When an Enron investment declined in value, management would sell it to Chewco or LJM at an inflated price, recognize a paper gain, and hide the real loss in the SPE’s financial statements. These SPE statements were not consolidated into Enron’s public financials because Enron argued it did not control the entities.

The accounting rule exploitation

Enron exploited Financial Accounting Standard 140 (FAS 140), which governed when SPEs had to be consolidated into a parent company’s financial statements. The rule hinged on whether the parent company held a “controlling financial interest.” If the parent owned less than 50% and had not guaranteed the SPE’s debt, FAS 140 often allowed the SPE to be treated as independent.

Enron’s lawyers and accountants (the firm Arthur Andersen) were careful to structure Chewco and LJM so that Enron appeared not to control them. For Chewco, Fastow personally held equity alongside Enron, creating a legal fiction that Enron did not have majority control. In reality, Enron controlled the operations and the cash flows; the legal structure was pure obfuscation.

Revenue inflation and mark-to-market accounting

Enron also exploited another accounting technique: mark-to-market (MTM) accounting. Under MTM, a company can recognize the estimated future value of a long-term contract as current revenue, even if the contract has not yet been completed.

Enron would sign a 20-year energy contract worth $10 million nominal value with another company. Using optimistic assumptions about future cash flows, Enron would estimate the present value at, say, $8 million and recognize it as immediate revenue. If the counterparty later defaulted or the contract became worthless, the revenue was already recognized—no adjustment required. Enron’s quarterly revenue soared; actual cash was often minimal.

How the fraud was discovered

In July 2001, Bethany McLean, a Fortune magazine reporter, published an article asking a simple question: “How does Enron make its money?” No analyst could give a clear answer. This prompted deeper scrutiny.

In August 2001, Sherron Watkins, a mid-level Enron executive, sent an anonymous letter to Kenneth Lay warning him that the company’s accounting was unsustainable. She detailed the SPE scheme, the fake profits, and the hidden debt.
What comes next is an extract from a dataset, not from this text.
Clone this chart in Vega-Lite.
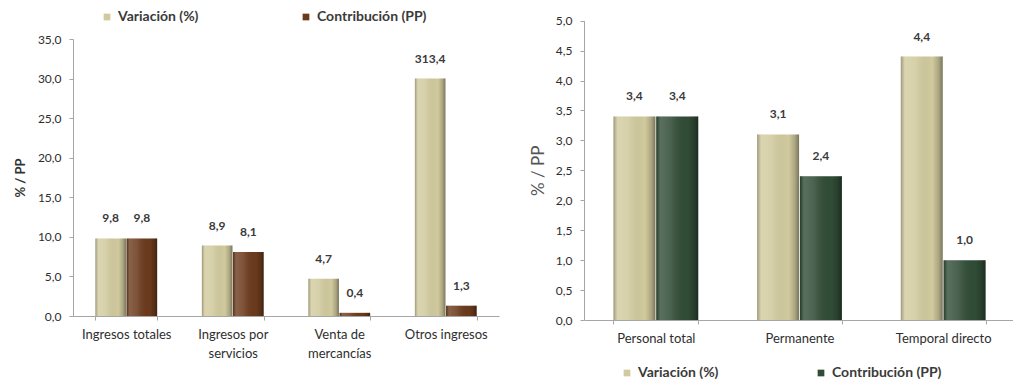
{
  "$schema": "https://vega.github.io/schema/vega-lite/v6.json",
  "padding": {"left": 14, "top": 10, "right": 0, "bottom": 0},
  "datasets": {
    "ingresos": [
      {"categoria": "Ingresos totales", "serie": "Variación (%)", "valor": 9.8},
      {"categoria": "Ingresos totales", "serie": "Contribución (PP)", "valor": 9.8},
      {"categoria": "Ingresos por servicios", "serie": "Variación (%)", "valor": 8.9},
      {"categoria": "Ingresos por servicios", "serie": "Contribución (PP)", "valor": 8.1},
      {"categoria": "Venta de mercancías", "serie": "Variación (%)", "valor": 4.7},
      {"categoria": "Venta de mercancías", "serie": "Contribución (PP)", "valor": 0.4},
      {"categoria": "Otros ingresos", "serie": "Variación (%)", "valor": 313.4},
      {"categoria": "Otros ingresos", "serie": "Contribución (PP)", "valor": 1.3}
    ],
    "personal": [
      {"categoria": "Personal total", "serie": "Variación (%)", "valor": 3.4},
      {"categoria": "Personal total", "serie": "Contribución (PP)", "valor": 3.4},
      {"categoria": "Permanente", "serie": "Variación (%)", "valor": 3.1},
      {"categoria": "Permanente", "serie": "Contribución (PP)", "valor": 2.4},
      {"categoria": "Temporal directo", "serie": "Variación (%)", "valor": 4.4},
      {"categoria": "Temporal directo", "serie": "Contribución (PP)", "valor": 1.0}
    ]
  },
  "spacing": 30,
  "resolve": {
    "scale": {"x": "independent", "y": "independent", "xOffset": "independent", "color": "independent"},
    "axis": {"x": "independent", "y": "independent"},
    "legend": {"color": "independent"}
  },
  "hconcat": [
    {
      "width": 426,
      "height": 277,
      "data": {"name": "ingresos"},
      "layer": [
        {
          "mark": {"type": "tick", "opacity": 0, "clip": true},
          "encoding": {
            "x": {
              "field": "categoria", "type": "nominal", "sort": null,
              "scale": {"paddingInner": 0.42, "paddingOuter": 0.21},
              "axis": {
                "title": null, "labelAngle": 0, "tickBand": "extent",
                "labelFontSize": 13, "labelPadding": 8, "labelLineHeight": 19,
                "labelExpr": "datum.label == 'Ingresos por servicios' ? ['Ingresos por', 'servicios'] : datum.label == 'Venta de mercancías' ? ['Venta de', 'mercancías'] : datum.label"
              }
            },
            "y": {
              "field": "valor", "type": "quantitative",
              "scale": {"domain": [0, 35], "nice": false},
              "axis": {
                "values": [0, 5, 10, 15, 20, 25, 30, 35], "format": ".1f",
                "title": "% / PP", "titleFontWeight": "bold", "titleFontSize": 13,
                "titlePadding": 10, "labelFontSize": 12, "labelPadding": 8
              }
            }
          }
        },
        {
          "layer": [
            {
              "mark": {"type": "bar"},
              "encoding": {
                "x": {"field": "categoria", "type": "nominal", "sort": null},
                "xOffset": {"field": "serie", "sort": null, "scale": {"paddingInner": 0.02}},
                "y": {
                  "field": "valor", "type": "quantitative",
                  "scale": {"domain": [0, 30], "nice": false, "range": [277, 39.571], "clamp": true},
                  "axis": null
                },
                "color": {
                  "field": "serie", "type": "nominal",
                  "scale": {"domain": ["Variación (%)", "Contribución (PP)"], "range": ["#d1ca9e", "#6b3a1c"]},
                  "legend": {
                    "title": null, "orient": "none", "direction": "horizontal",
                    "legendX": 27, "legendY": -29, "symbolType": "square", "symbolSize": 45,
                    "labelFontSize": 14, "labelFontWeight": "bold", "labelColor": "#3a3a3a",
                    "columnPadding": 100, "labelOffset": 4
                  }
                }
              }
            },
            {
              "mark": {
                "type": "bar",
                "color": {
                  "gradient": "linear", "x1": 0, "x2": 1, "y1": 0, "y2": 0,
                  "stops": [
                    {"offset": 0, "color": "rgba(0,0,0,0.25)"},
                    {"offset": 0.1, "color": "rgba(255,255,255,0.20)"},
                    {"offset": 0.35, "color": "rgba(255,255,255,0.12)"},
                    {"offset": 0.75, "color": "rgba(0,0,0,0.0)"},
                    {"offset": 0.9, "color": "rgba(0,0,0,0.18)"},
                    {"offset": 1, "color": "rgba(0,0,0,0.42)"}
                  ]
                }
              },
              "encoding": {
                "x": {"field": "categoria", "type": "nominal", "sort": null},
                "xOffset": {"field": "serie", "sort": null},
                "y": {"field": "valor", "type": "quantitative"}
              }
            },
            {
              "mark": {"type": "text", "dy": -20, "fontSize": 12, "fontWeight": "bold", "color": "#3a3a3a"},
              "encoding": {
                "x": {"field": "categoria", "type": "nominal", "sort": null},
                "xOffset": {"field": "serie", "sort": null},
                "y": {"field": "valor", "type": "quantitative"},
                "text": {"field": "valor", "type": "quantitative", "format": ".1f"}
              }
            }
          ]
        }
      ],
      "resolve": {"scale": {"y": "independent"}}
    },
    {
      "width": 431,
      "height": 281,
      "data": {"name": "personal"},
      "layer": [
        {
          "mark": {"type": "bar"},
          "encoding": {
            "x": {
              "field": "categoria", "type": "nominal", "sort": null,
              "scale": {"paddingInner": 0.41, "paddingOuter": 0.205},
              "axis": {
                "title": null, "labelAngle": 0, "tickBand": "extent",
                "labelFontSize": 13, "labelPadding": 8
              }
            },
            "xOffset": {"field": "serie", "sort": null, "scale": {"paddingInner": 0.02}},
            "y": {
              "field": "valor", "type": "quantitative",
              "scale": {"domain": [0, 5], "nice": false, "range": [281, -18.3]},
              "axis": {
                "values": [0, 0.5, 1, 1.5, 2, 2.5, 3, 3.5, 4, 4.5, 5], "format": ".1f",
                "labelOverlap": false, "tickCount": 11,
                "title": "% / PP", "titleFontWeight": "normal", "titleFontSize": 17,
                "titleColor": "#555555", "titlePadding": 8, "labelFontSize": 12, "labelPadding": 8
              }
            },
            "color": {
              "field": "serie", "type": "nominal",
              "scale": {"domain": ["Variación (%)", "Contribución (PP)"], "range": ["#d1ca9e", "#304c36"]},
              "legend": {
                "title": null, "orient": "none", "direction": "horizontal",
                "legendX": 36, "legendY": 327, "symbolType": "square", "symbolSize": 45,
                "labelFontSize": 14, "labelFontWeight": "bold", "labelColor": "#3a3a3a",
                "columnPadding": 95, "labelOffset": 4
              }
            }
          }
        },
        {
          "mark": {
            "type": "bar",
            "color": {
              "gradient": "linear", "x1": 0, "x2": 1, "y1": 0, "y2": 0,
              "stops": [
                {"offset": 0, "color": "rgba(0,0,0,0.25)"},
                {"offset": 0.1, "color": "rgba(255,255,255,0.20)"},
                {"offset": 0.35, "color": "rgba(255,255,255,0.12)"},
                {"offset": 0.75, "color": "rgba(0,0,0,0.0)"},
                {"offset": 0.9, "color": "rgba(0,0,0,0.18)"},
                {"offset": 1, "color": "rgba(0,0,0,0.42)"}
              ]
            }
          },
          "encoding": {
            "x": {"field": "categoria", "type": "nominal", "sort": null},
            "xOffset": {"field": "serie", "sort": null},
            "y": {"field": "valor", "type": "quantitative"}
          }
        },
        {
          "mark": {"type": "text", "dy": -20, "fontSize": 12, "fontWeight": "bold", "color": "#3a3a3a"},
          "encoding": {
            "x": {"field": "categoria", "type": "nominal", "sort": null},
            "xOffset": {"field": "serie", "sort": null},
            "y": {"field": "valor", "type": "quantitative"},
            "text": {"field": "valor", "type": "quantitative", "format": ".1f"}
          }
        }
      ]
    }
  ],
  "config": {
    "font": "Lato",
    "locale": {
      "number": {"decimal": ",", "thousands": ".", "grouping": [3], "currency": ["", " €"]}
    },
    "view": {"stroke": null},
    "axis": {
      "grid": false, "domainColor": "#a6a6a6", "tickColor": "#a6a6a6", "tickSize": 4,
      "labelColor": "#2e2e2e", "titleColor": "#333333", "labelFont": "Lato", "titleFont": "Lato"
    },
    "legend": {"labelFont": "Lato"}
  }
}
Lay ordered an internal investigation that was whitewashed by lawyers.

In October 2001, Enron restated its financial statements, revealing $1.2 billion in off-balance-sheet liabilities that had not been disclosed. Instantly, investors realized the prior financials had been lies. The stock collapsed from $90 to $0.64 within weeks. Enron filed for bankruptcy in December 2001.

Criminal and regulatory fallout

Kenneth Lay was convicted of fraud in 2006 but died before sentencing. Jeffrey Skilling was convicted in 2006 and served 12 years in prison. Andrew Fastow pleaded guilty and served 6 years.

Arthur Andersen, the auditing firm that signed off on Enron’s financial statements despite clear red flags, was convicted of obstruction of justice (for shredding documents) and dissolved in 2002. The scandal triggered the Sarbanes-Oxley Act (SOX) of 2002, which mandated:

  • Enhanced internal controls and auditor independence
  • CEO and CFO certification of financial statements
  • Auditor rotation and restrictions on consulting services
  • Tighter rules on SPE consolidation (the current ASC 810 rules)
  • A new accounting standard (FASB Statement 167, now ASC 810), which tightened SPE consolidation rules dramatically

The lasting lesson

Enron exemplified how a company with talented managers and sophisticated accountants can deceive investors, employees, and regulators for years. The fundamental problem was not a single trick or rule loophole but a culture of deception: management prioritized stock price over honesty, and no one—not the auditors, the board, the analysts, nor the regulators—was willing to demand transparency.

The Sarbanes-Oxley reforms reduced (though did not eliminate) the likelihood of similar large frauds. But they also highlighted the limits of regulation: rules cannot prevent fraud if management is determined and sophisticated. The best defense remains a strong board, an independent audit, and a culture of integrity.